Thursday, 21 October, 2021

Gorkhapatra Pioneers Development Journalism


Ballav Dahal


As one of Asia’s oldest newspapers, Gorkhapatra has been serving Nepali readers uninterruptedly for the last 120 years. The pioneer daily is regarded as a synonym with Nepali journalism despite the mushrooming of media outlets in the private sector. It is a national heritage that bears the cherished cultural legacy and age-old enlightenment tradition.

Ups And Downs
Established at the initiative of the liberal Rana Prime Minister Dev Shumsher on May 6, 1901, Gorkhapatra has witnessed many ups and downs. It had to struggle hard for its survival at different points in history. A bitter truth is that many rulers in the past were found misusing it as their mouthpiece. Those in power still seem to treat the Gorkhapatra and its sister publications as a means to serve their petty partisan interests. However, as a state media, it has remained effortful in imparting accurate, balanced and credible news and information to the readers.
Being a living heritage of the country, the Gorkhapatra has undoubtedly made significant contributions to the transformation of Nepali society as a whole. At a time when the country was in the grip of superstitions and irrational traditional thinking, the newspaper played a vital role in enlightening the people. Because of ignorance, the Nepali society had fallen far behind others. Amid such a scenario, Gorkhapatra had its best to disseminate new thoughts and ideas on a wide range of social and economic issues.
Promoting development journalism has been one of the key tasks carried out by Gorkhapatra. Knowingly or unknowingly, it had practised development journalism by highlighting numerous contemporary issues like education, health, agriculture and trade and making an analysis on development activities.
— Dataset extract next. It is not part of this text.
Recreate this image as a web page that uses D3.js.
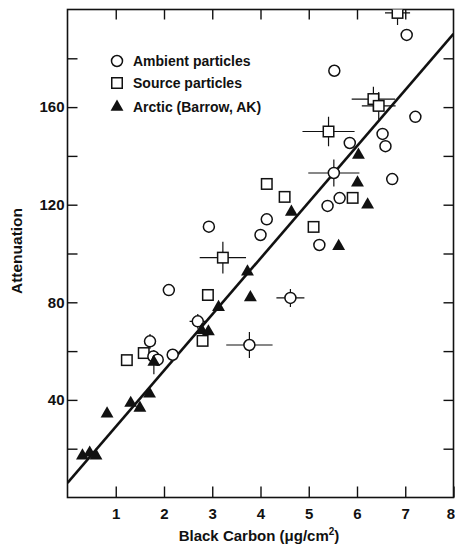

Development is about creating opportunities for a prosperous and more satisfying life.
Although the concept of development journalism emerged only in the 1960s, Gorkhapatra had been covering the subject matters associated with socio-economic advancement and technological innovations since its inception.
The credit for developing the concept of development journalism goes to two Filipino journalists — Alan Chalkley and Juan Marcado. Associated with the Press Foundation of Asia, they were the first to coin the term 'development journalism'. Their main concern was that the media organisations were giving coverage to socio-economic development issues in a superficial way. Journalists at that time were found reporting press releases and quotes of governments and giving insignificant space for analysis or evaluation of development projects.
As an important component of mass media, development journalism is concerned with the collection, reporting, editing and dissemination of information on different facets of development. This form of journalism publishes and broadcasts a variety of national development activities, technological innovations and success stories. This not only generates public awareness of such pertinent issues but also encourages people to start doing something new.
♦ Watchdog
Like the mass media, development journalism also contributes to bringing about social changes thereby leading the society on the path of progress and prosperity by focusing on economic and development issues. As a watchdog, journalism also acts as a medium of development that helps in fighting poverty, social injustice and other anomalies. It also works to promotes new ideas and inspires people to get involved in development activities.
In the early 1970s, the then government had come up with a new national communication plan with its slogan 'communication for development. The Department of Information under the Ministry of Communication had also introduced a guideline to implement the plan. The communication sector must play a key part in bringing about socio-economic progress in society. The guideline stated: "The communication medium is very powerful and it creates awareness among people, brings about developmental welfare changes and cooperates to speed up the process of development."
The plan of communication for development had aimed at improving the management of the communication sector. It had accorded top priority to the development of communication adapted a policy to engage more people in the process of development. Gorkhapatra started laying its much focus on the news items related to agriculture, construction of bridges and small roads, livestock farming, poultry farming, among others.
In the early 1970s, Gorkhapatra introduced 'Hamro Gaonghar' as a regular column to give more coverage to the development activities being carried out in rural areas across the country. That column would give importance to a variety of development schemes ranging from constructions, rural lifestyles, agricultural activities, drinking water projects, expansion of education and health services and so on.
Following some years, a separate press commission was formed to collect suggestions and ideas for giving a boost to development journalism in the country. The commission called for utilising mass communication for achieving development goals as it recognised journalism as a significant tool for generating massive public awareness of development activities. In line with the commission's recommendations, Gorkhapatra started covering more development activities outside the Kathmandu Valley.

♦ Prospects
Taking a cue from the nation's oldest publication, many newspapers are now promoting development journalism. Thus, the publication deserves due credit for executing this form of journalism that the country needs to attain economic independence and inclusive development. Being an entity of the government, it may not be easy for Gorkhapatra to hold a critical approach to tricky political issues. But it has the potential for extensively highlighting development issues. With its offices operating in seven provinces, Gorkhapatra has still had a long way to go for serving more readers by covering a myriad of development issues with much vigour and enthusiasm.